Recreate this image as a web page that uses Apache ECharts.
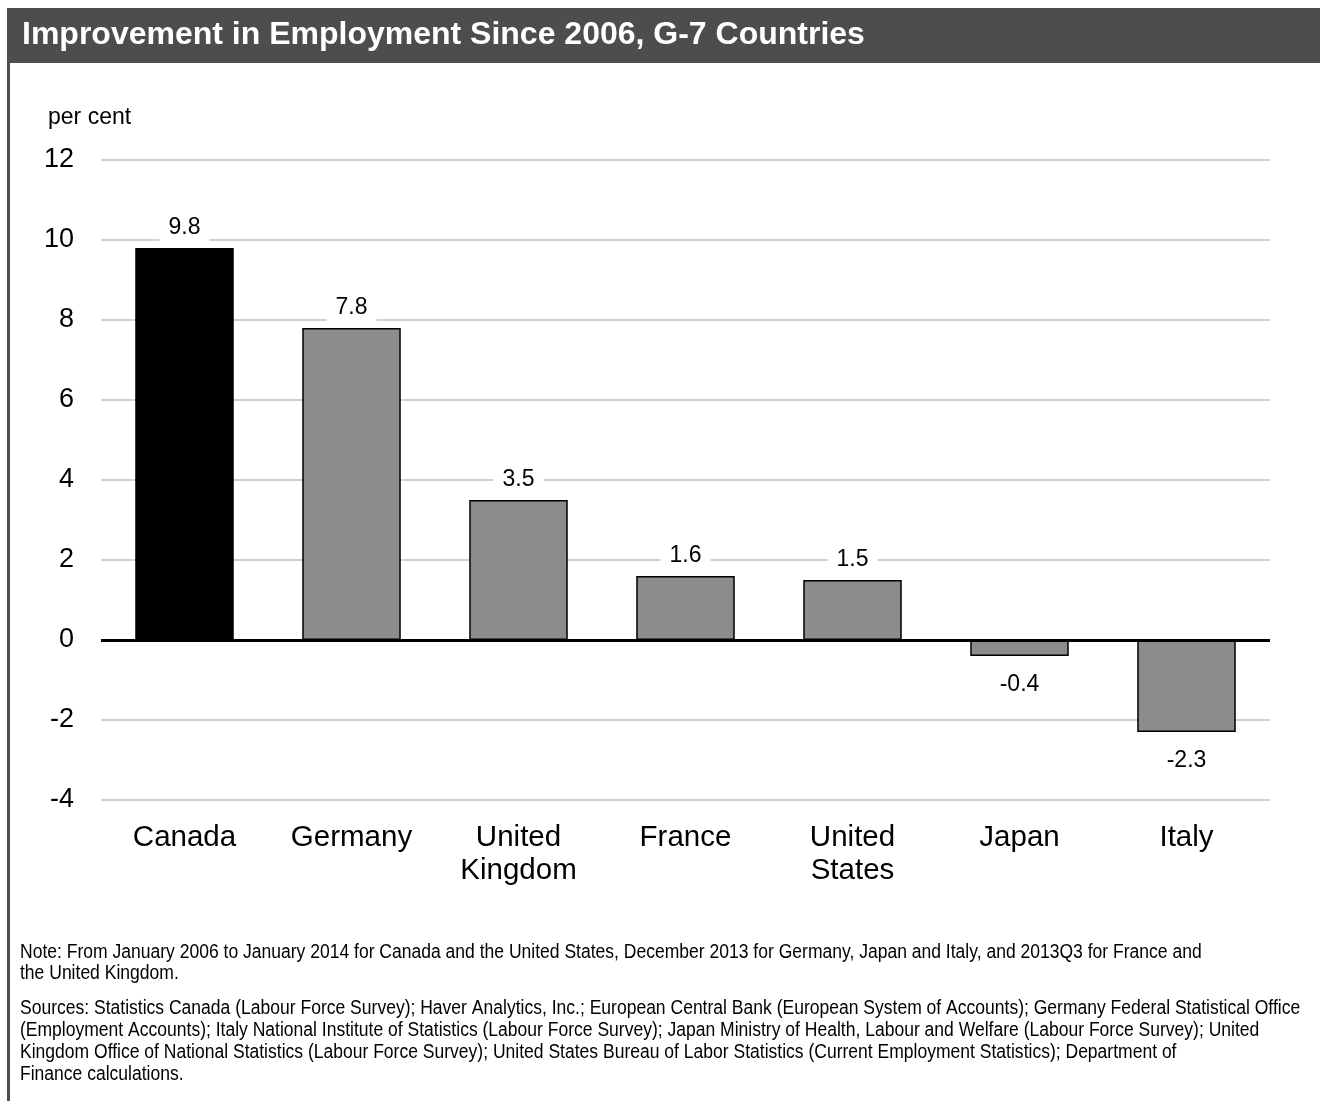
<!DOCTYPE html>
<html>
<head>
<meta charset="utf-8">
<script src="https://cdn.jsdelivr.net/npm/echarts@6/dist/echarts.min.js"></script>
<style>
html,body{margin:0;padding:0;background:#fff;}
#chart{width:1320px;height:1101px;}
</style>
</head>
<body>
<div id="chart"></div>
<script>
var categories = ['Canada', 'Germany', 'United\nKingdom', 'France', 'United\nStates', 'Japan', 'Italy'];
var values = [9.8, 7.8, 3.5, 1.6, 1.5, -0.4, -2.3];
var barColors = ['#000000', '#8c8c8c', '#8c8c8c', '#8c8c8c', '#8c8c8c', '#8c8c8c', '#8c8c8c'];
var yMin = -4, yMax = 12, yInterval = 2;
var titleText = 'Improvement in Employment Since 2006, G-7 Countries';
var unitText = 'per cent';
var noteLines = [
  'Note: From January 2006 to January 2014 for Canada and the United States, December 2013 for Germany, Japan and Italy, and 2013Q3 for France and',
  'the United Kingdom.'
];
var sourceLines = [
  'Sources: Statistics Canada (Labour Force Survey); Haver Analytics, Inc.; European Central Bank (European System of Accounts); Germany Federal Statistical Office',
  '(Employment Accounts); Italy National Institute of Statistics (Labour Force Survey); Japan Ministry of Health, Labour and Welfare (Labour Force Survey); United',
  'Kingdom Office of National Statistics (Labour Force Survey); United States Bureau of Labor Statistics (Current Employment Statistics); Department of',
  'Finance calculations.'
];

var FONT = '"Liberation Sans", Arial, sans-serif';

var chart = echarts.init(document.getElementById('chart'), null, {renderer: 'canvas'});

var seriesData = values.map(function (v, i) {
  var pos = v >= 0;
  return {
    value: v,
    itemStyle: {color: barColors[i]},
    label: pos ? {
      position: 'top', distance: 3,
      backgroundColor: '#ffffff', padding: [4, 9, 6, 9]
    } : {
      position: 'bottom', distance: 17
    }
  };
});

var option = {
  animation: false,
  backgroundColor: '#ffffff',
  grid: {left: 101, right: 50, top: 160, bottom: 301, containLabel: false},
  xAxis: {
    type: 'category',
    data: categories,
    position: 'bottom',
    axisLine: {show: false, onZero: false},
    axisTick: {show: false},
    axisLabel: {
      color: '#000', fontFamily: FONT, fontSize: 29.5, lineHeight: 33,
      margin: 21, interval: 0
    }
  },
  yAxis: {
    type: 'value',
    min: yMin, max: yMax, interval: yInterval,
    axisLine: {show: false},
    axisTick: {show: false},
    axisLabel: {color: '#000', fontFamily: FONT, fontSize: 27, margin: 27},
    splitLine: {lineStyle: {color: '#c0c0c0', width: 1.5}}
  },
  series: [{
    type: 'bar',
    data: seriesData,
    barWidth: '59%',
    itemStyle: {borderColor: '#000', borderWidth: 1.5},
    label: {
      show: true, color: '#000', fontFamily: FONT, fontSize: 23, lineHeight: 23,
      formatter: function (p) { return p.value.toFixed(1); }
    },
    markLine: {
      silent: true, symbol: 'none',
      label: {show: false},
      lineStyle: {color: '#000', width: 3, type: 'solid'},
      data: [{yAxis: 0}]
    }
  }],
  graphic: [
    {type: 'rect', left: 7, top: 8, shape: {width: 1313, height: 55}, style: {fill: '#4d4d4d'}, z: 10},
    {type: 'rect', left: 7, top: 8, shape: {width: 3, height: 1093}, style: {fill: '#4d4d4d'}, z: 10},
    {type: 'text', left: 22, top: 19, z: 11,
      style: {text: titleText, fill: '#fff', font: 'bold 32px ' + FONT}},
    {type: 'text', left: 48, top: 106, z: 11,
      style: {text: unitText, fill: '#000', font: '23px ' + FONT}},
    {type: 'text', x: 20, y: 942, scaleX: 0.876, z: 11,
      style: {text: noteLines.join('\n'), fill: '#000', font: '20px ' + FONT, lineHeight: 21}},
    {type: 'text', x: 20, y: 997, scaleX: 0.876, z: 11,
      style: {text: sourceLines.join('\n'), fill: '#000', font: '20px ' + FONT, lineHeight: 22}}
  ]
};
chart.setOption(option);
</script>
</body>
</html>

**What you will do:** Reproduce all of the data exactly; the pictures do not belong in the copy.

**Answer in full:**
Recreate this image as a web page that uses Apache ECharts.
<!DOCTYPE html>
<html>
<head>
<meta charset="utf-8">
<script src="https://cdn.jsdelivr.net/npm/echarts@6/dist/echarts.min.js"></script>
<style>
html,body{margin:0;padding:0;background:#fff;}
#chart{width:1320px;height:1101px;}
</style>
</head>
<body>
<div id="chart"></div>
<script>
var categories = ['Canada', 'Germany', 'United\nKingdom', 'France', 'United\nStates', 'Japan', 'Italy'];
var values = [9.8, 7.8, 3.5, 1.6, 1.5, -0.4, -2.3];
var barColors = ['#000000', '#8c8c8c', '#8c8c8c', '#8c8c8c', '#8c8c8c', '#8c8c8c', '#8c8c8c'];
var yMin = -4, yMax = 12, yInterval = 2;
var titleText = 'Improvement in Employment Since 2006, G-7 Countries';
var unitText = 'per cent';
var noteLines = [
  'Note: From January 2006 to January 2014 for Canada and the United States, December 2013 for Germany, Japan and Italy, and 2013Q3 for France and',
  'the United Kingdom.'
];
var sourceLines = [
  'Sources: Statistics Canada (Labour Force Survey); Haver Analytics, Inc.; European Central Bank (European System of Accounts); Germany Federal Statistical Office',
  '(Employment Accounts); Italy National Institute of Statistics (Labour Force Survey); Japan Ministry of Health, Labour and Welfare (Labour Force Survey); United',
  'Kingdom Office of National Statistics (Labour Force Survey); United States Bureau of Labor Statistics (Current Employment Statistics); Department of',
  'Finance calculations.'
];

var FONT = '"Liberation Sans", Arial, sans-serif';

var chart = echarts.init(document.getElementById('chart'), null, {renderer: 'canvas'});

var seriesData = values.map(function (v, i) {
  var pos = v >= 0;
  return {
    value: v,
    itemStyle: {color: barColors[i]},
    label: pos ? {
      position: 'top', distance: 3,
      backgroundColor: '#ffffff', padding: [4, 9, 6, 9]
    } : {
      position: 'bottom', distance: 17
    }
  };
});

var option = {
  animation: false,
  backgroundColor: '#ffffff',
  grid: {left: 101, right: 50, top: 160, bottom: 301, containLabel: false},
  xAxis: {
    type: 'category',
    data: categories,
    position: 'bottom',
    axisLine: {show: false, onZero: false},
    axisTick: {show: false},
    axisLabel: {
      color: '#000', fontFamily: FONT, fontSize: 29.5, lineHeight: 33,
      margin: 21, interval: 0
    }
  },
  yAxis: {
    type: 'value',
    min: yMin, max: yMax, interval: yInterval,
    axisLine: {show: false},
    axisTick: {show: false},
    axisLabel: {color: '#000', fontFamily: FONT, fontSize: 27, margin: 27},
    splitLine: {lineStyle: {color: '#c0c0c0', width: 1.5}}
  },
  series: [{
    type: 'bar',
    data: seriesData,
    barWidth: '59%',
    itemStyle: {borderColor: '#000', borderWidth: 1.5},
    label: {
      show: true, color: '#000', fontFamily: FONT, fontSize: 23, lineHeight: 23,
      formatter: function (p) { return p.value.toFixed(1); }
    },
    markLine: {
      silent: true, symbol: 'none',
      label: {show: false},
      lineStyle: {color: '#000', width: 3, type: 'solid'},
      data: [{yAxis: 0}]
    }
  }],
  graphic: [
    {type: 'rect', left: 7, top: 8, shape: {width: 1313, height: 55}, style: {fill: '#4d4d4d'}, z: 10},
    {type: 'rect', left: 7, top: 8, shape: {width: 3, height: 1093}, style: {fill: '#4d4d4d'}, z: 10},
    {type: 'text', left: 22, top: 19, z: 11,
      style: {text: titleText, fill: '#fff', font: 'bold 32px ' + FONT}},
    {type: 'text', left: 48, top: 106, z: 11,
      style: {text: unitText, fill: '#000', font: '23px ' + FONT}},
    {type: 'text', x: 20, y: 942, scaleX: 0.876, z: 11,
      style: {text: noteLines.join('\n'), fill: '#000', font: '20px ' + FONT, lineHeight: 21}},
    {type: 'text', x: 20, y: 997, scaleX: 0.876, z: 11,
      style: {text: sourceLines.join('\n'), fill: '#000', font: '20px ' + FONT, lineHeight: 22}}
  ]
};
chart.setOption(option);
</script>
</body>
</html>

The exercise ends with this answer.